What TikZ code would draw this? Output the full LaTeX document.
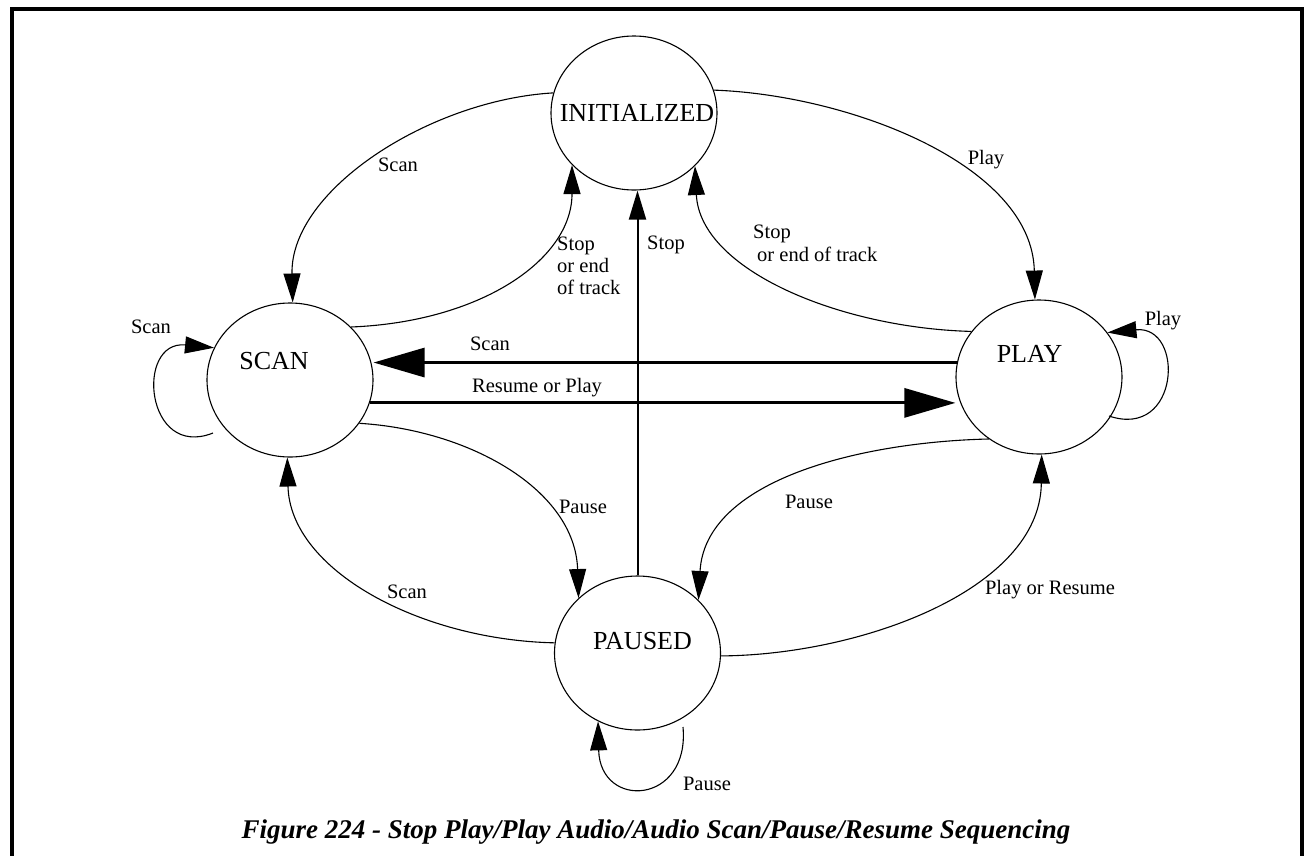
\documentclass[tikz,border=0pt]{standalone}
\usepackage{fontspec}
\setmainfont{Liberation Serif}
\usetikzlibrary{arrows.meta,shapes.geometric}
\begin{document}
\begin{tikzpicture}[x=1pt,y=-1pt,
  state/.style={draw,ellipse,minimum width=166pt,minimum height=154pt,inner sep=0pt,line width=1.1pt},
  statetxt/.style={font=\fontsize{26}{30}\selectfont,inner sep=0pt},
  edge/.style={line width=1.1pt,-{Triangle[length=29pt,width=17pt]}},
  stopedge/.style={line width=2pt,-{Triangle[length=29pt,width=17pt]}},
  thickedge/.style={line width=3pt,-{Triangle[length=51pt,width=29pt]}},
  elbl/.style={font=\fontsize{20.5}{22}\selectfont,inner sep=0pt,anchor=base},
  ]
\useasboundingbox (0,0) rectangle (1310,855);
\clip (0,0) rectangle (1310,855);
\draw[line width=4pt] (12,9) rectangle (1302,875);

\node[state,label={[statetxt,xshift=3pt]center:INITIALIZED}] (init) at (634,113) {};
\node[state,label={[statetxt,xshift=-16pt,yshift=19pt]center:SCAN}] (scan) at (290,380) {};
\node[state,label={[statetxt,xshift=-9.5pt,yshift=23pt]center:PLAY}] (play) at (1039,377) {};
\node[state,label={[statetxt,xshift=5pt,yshift=12pt]center:PAUSED}] (paused) at (637.5,653) {};

\draw[edge] (init.166) .. controls (430,100) and (290,190) .. (scan.88);
\draw[edge] (scan.41) .. controls (480,322) and (572,260) .. (init.220);
\draw[edge] (init.16) .. controls (850,95) and (1032,165) .. (play.93);
\draw[edge] (play.146) .. controls (840,328) and (700,270) .. (init.319);
\draw[stopedge] (paused.north) -- (paused.north |- init.south);
\draw[thickedge] (play.170) -- (play.170 -| scan.east);
\draw[thickedge] (scan.344) -- (scan.344 -| play.west);
\draw[edge] (scan.328) .. controls (470,430) and (575,490) .. (paused.137);
\draw[edge] (play.231) .. controls (860,442) and (705,480) .. (paused.41);
\draw[edge] (paused.173) .. controls (420,640) and (290,570) .. (scan.268);
\draw[edge] (paused.358) .. controls (860,655) and (1040,590) .. (play.272);

\coordinate (scanloop) at (213,433);
\draw[edge] (scanloop) .. controls (145,460) and (135,340) .. (scan.157);
\coordinate (playloop) at (1109,416);
\draw[edge] (playloop) .. controls (1180,440) and (1185,325) .. (play.33);
\coordinate (pausedloop) at (683,727);
\draw[edge] (pausedloop) .. controls (690,805) and (600,810) .. (paused.240);

\node[elbl] (l1) at (398,171) {Scan};
\node[elbl,align=left,anchor=base west] (l2) at (557,294) {Stop\\or end\\of track};
\node[elbl,anchor=base west] (l3) at (647,249) {Stop};
\node[elbl,align=left,anchor=base west] (l4) at (753,261) {Stop\\[1pt]\hspace*{4pt}or end of track};
\node[elbl] (l5) at (986,164) {Play};
\node[elbl] (l6) at (490,350) {Scan};
\node[elbl] (l7) at (537,392) {Resume or Play};
\node[elbl] (l8) at (583,513) {Pause};
\node[elbl] (l9) at (809,508) {Pause};
\node[elbl] (l10) at (407,598) {Scan};
\node[elbl] (l11) at (1050,594) {Play or Resume};
\node[elbl] (l12) at (151,333) {Scan};
\node[elbl] (l13) at (1163,325) {Play};
\node[elbl] (l14) at (707,790) {Pause};

\node[anchor=base,inner sep=0pt,font=\fontsize{27}{30}\selectfont\bfseries\itshape] (cap) at (656,838) {Figure 224 - Stop Play/Play Audio/Audio Scan/Pause/Resume Sequencing};
\end{tikzpicture}
\end{document}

- - - -

#### WHAT YOU NEED TO DO:
From the first line above through the line containing "(paused) at (637.5,653)", copy everything exactly, without the pictures.

#### RESULT OF THIS EXERCISE:
What TikZ code would draw this? Output the full LaTeX document.
\documentclass[tikz,border=0pt]{standalone}
\usepackage{fontspec}
\setmainfont{Liberation Serif}
\usetikzlibrary{arrows.meta,shapes.geometric}
\begin{document}
\begin{tikzpicture}[x=1pt,y=-1pt,
  state/.style={draw,ellipse,minimum width=166pt,minimum height=154pt,inner sep=0pt,line width=1.1pt},
  statetxt/.style={font=\fontsize{26}{30}\selectfont,inner sep=0pt},
  edge/.style={line width=1.1pt,-{Triangle[length=29pt,width=17pt]}},
  stopedge/.style={line width=2pt,-{Triangle[length=29pt,width=17pt]}},
  thickedge/.style={line width=3pt,-{Triangle[length=51pt,width=29pt]}},
  elbl/.style={font=\fontsize{20.5}{22}\selectfont,inner sep=0pt,anchor=base},
  ]
\useasboundingbox (0,0) rectangle (1310,855);
\clip (0,0) rectangle (1310,855);
\draw[line width=4pt] (12,9) rectangle (1302,875);

\node[state,label={[statetxt,xshift=3pt]center:INITIALIZED}] (init) at (634,113) {};
\node[state,label={[statetxt,xshift=-16pt,yshift=19pt]center:SCAN}] (scan) at (290,380) {};
\node[state,label={[statetxt,xshift=-9.5pt,yshift=23pt]center:PLAY}] (play) at (1039,377) {};
\node[state,label={[statetxt,xshift=5pt,yshift=12pt]center:PAUSED}] (paused) at (637.5,653) {};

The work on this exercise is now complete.